# Start of Data shown

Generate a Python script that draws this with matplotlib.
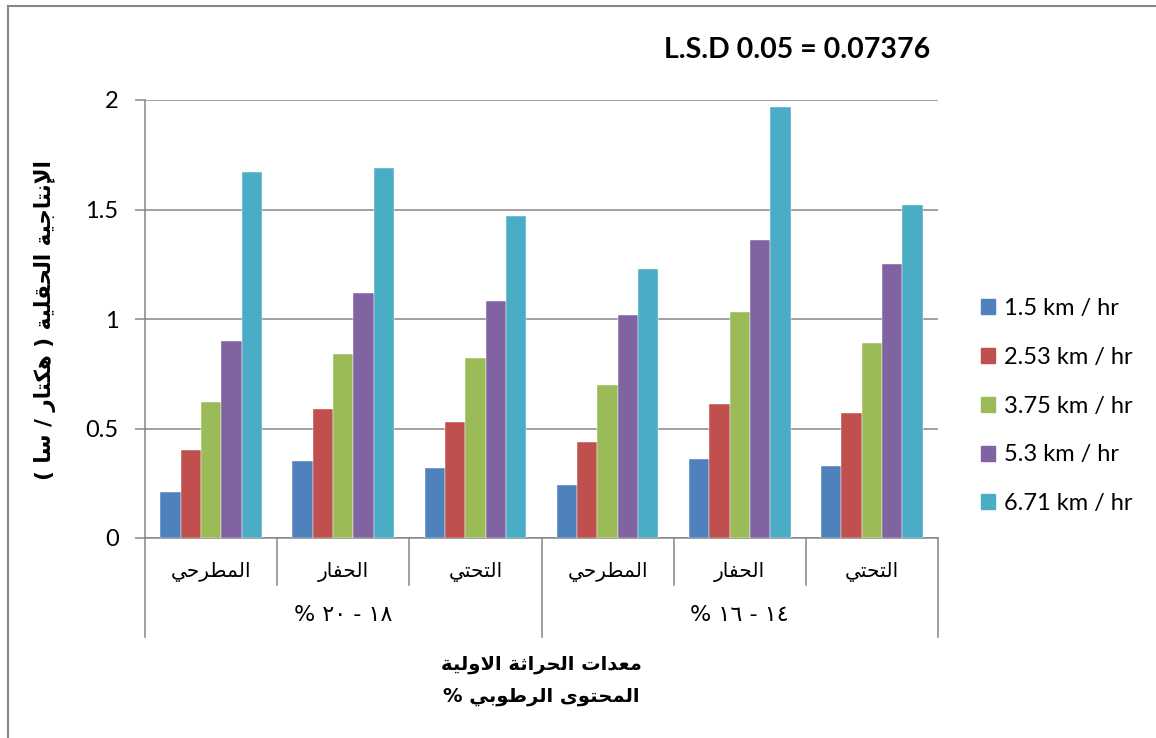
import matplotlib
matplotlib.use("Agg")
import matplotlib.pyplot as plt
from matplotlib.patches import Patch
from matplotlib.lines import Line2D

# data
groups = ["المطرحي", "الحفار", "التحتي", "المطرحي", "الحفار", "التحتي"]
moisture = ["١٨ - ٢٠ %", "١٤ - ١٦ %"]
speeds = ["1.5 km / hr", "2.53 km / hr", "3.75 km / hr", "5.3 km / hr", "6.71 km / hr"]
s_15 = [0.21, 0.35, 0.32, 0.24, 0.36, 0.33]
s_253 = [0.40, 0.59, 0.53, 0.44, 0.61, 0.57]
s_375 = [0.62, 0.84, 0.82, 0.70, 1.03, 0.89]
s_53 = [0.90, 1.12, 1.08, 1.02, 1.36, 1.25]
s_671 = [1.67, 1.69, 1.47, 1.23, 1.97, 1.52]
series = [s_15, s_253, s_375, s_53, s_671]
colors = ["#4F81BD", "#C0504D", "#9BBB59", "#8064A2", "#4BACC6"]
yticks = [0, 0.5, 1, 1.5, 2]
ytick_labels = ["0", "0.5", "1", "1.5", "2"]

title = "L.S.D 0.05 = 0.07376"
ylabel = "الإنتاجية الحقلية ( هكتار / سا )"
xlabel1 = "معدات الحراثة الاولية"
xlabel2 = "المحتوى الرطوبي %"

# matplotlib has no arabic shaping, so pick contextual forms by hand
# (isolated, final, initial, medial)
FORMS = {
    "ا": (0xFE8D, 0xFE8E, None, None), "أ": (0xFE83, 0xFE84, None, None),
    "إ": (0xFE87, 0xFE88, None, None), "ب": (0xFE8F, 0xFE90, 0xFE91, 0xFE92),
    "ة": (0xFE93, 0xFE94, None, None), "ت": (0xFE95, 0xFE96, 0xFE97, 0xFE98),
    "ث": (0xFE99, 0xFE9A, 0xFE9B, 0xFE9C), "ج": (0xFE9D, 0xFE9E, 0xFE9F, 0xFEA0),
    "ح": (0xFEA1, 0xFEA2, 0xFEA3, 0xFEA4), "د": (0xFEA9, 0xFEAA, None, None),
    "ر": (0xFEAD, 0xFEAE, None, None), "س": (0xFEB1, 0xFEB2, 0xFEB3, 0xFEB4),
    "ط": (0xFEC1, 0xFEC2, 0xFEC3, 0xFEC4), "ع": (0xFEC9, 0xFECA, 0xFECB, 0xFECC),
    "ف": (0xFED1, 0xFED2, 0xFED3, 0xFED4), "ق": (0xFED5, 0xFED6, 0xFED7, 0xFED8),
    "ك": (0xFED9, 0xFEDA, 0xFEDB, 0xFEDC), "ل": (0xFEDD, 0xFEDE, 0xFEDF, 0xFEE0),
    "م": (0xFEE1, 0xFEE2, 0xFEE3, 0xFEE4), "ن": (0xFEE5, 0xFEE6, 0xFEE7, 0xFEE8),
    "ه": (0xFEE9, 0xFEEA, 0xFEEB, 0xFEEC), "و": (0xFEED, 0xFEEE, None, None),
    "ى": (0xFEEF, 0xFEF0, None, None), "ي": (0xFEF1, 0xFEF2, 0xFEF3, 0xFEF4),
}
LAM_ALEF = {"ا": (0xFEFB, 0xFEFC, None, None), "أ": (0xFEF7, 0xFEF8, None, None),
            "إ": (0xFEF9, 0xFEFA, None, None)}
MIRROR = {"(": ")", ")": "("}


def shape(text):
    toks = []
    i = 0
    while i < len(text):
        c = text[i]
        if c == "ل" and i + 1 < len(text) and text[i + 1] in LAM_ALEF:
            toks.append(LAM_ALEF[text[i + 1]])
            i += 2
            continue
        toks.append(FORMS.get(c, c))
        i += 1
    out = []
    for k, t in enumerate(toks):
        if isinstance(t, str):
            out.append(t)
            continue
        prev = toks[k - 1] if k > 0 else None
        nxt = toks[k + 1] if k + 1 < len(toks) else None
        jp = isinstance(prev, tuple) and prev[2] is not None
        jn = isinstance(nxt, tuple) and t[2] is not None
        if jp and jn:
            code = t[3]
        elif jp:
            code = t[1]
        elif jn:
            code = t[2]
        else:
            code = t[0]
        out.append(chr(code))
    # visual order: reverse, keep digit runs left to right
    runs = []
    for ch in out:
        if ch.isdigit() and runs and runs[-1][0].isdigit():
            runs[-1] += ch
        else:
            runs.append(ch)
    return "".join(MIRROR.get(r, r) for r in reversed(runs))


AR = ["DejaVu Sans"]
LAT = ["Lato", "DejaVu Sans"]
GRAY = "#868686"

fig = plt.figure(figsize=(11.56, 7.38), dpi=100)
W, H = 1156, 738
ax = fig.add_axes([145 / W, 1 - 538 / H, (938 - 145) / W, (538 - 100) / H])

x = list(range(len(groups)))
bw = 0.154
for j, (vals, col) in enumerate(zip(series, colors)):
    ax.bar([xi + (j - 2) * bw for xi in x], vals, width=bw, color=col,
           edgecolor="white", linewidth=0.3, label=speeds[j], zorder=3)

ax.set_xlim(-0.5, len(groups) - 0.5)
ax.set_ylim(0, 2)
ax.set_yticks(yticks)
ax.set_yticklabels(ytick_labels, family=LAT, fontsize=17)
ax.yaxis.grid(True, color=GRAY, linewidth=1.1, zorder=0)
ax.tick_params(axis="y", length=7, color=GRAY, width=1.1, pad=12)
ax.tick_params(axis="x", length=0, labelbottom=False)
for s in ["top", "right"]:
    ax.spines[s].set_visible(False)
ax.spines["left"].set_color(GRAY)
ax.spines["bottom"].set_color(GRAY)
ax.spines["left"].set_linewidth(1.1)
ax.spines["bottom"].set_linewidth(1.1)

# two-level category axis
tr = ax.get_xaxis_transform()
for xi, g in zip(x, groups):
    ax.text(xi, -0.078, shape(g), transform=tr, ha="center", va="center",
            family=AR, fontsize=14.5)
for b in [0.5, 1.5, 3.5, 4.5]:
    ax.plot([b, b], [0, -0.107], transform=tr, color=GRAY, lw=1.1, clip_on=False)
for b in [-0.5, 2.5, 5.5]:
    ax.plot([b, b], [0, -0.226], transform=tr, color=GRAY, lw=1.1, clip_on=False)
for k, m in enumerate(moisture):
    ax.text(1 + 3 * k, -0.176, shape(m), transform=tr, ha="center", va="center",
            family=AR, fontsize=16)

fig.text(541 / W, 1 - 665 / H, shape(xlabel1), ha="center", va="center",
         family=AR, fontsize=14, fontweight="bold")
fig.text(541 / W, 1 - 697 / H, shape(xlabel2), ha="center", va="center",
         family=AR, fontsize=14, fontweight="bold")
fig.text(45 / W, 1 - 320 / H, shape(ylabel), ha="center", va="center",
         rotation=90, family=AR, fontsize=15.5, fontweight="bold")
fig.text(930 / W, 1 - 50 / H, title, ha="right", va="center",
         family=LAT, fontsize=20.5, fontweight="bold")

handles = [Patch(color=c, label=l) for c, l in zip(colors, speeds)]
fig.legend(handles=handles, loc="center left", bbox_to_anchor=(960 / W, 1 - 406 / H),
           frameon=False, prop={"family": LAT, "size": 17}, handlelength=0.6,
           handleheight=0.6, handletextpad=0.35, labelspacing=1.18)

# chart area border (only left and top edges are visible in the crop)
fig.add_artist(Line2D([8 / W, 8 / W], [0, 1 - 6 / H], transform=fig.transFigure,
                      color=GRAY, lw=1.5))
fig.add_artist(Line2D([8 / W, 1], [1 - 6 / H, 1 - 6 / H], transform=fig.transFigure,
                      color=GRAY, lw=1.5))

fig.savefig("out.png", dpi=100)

# End of Data shown

:: Goal of the exercise ::
Only the lines from the start of the material through the line containing "from matplotlib.lines import Line2D" should be transcribed. Pictures stay out.

:: In response ::
Generate a Python script that draws this with matplotlib.
import matplotlib
matplotlib.use("Agg")
import matplotlib.pyplot as plt
from matplotlib.patches import Patch
from matplotlib.lines import Line2D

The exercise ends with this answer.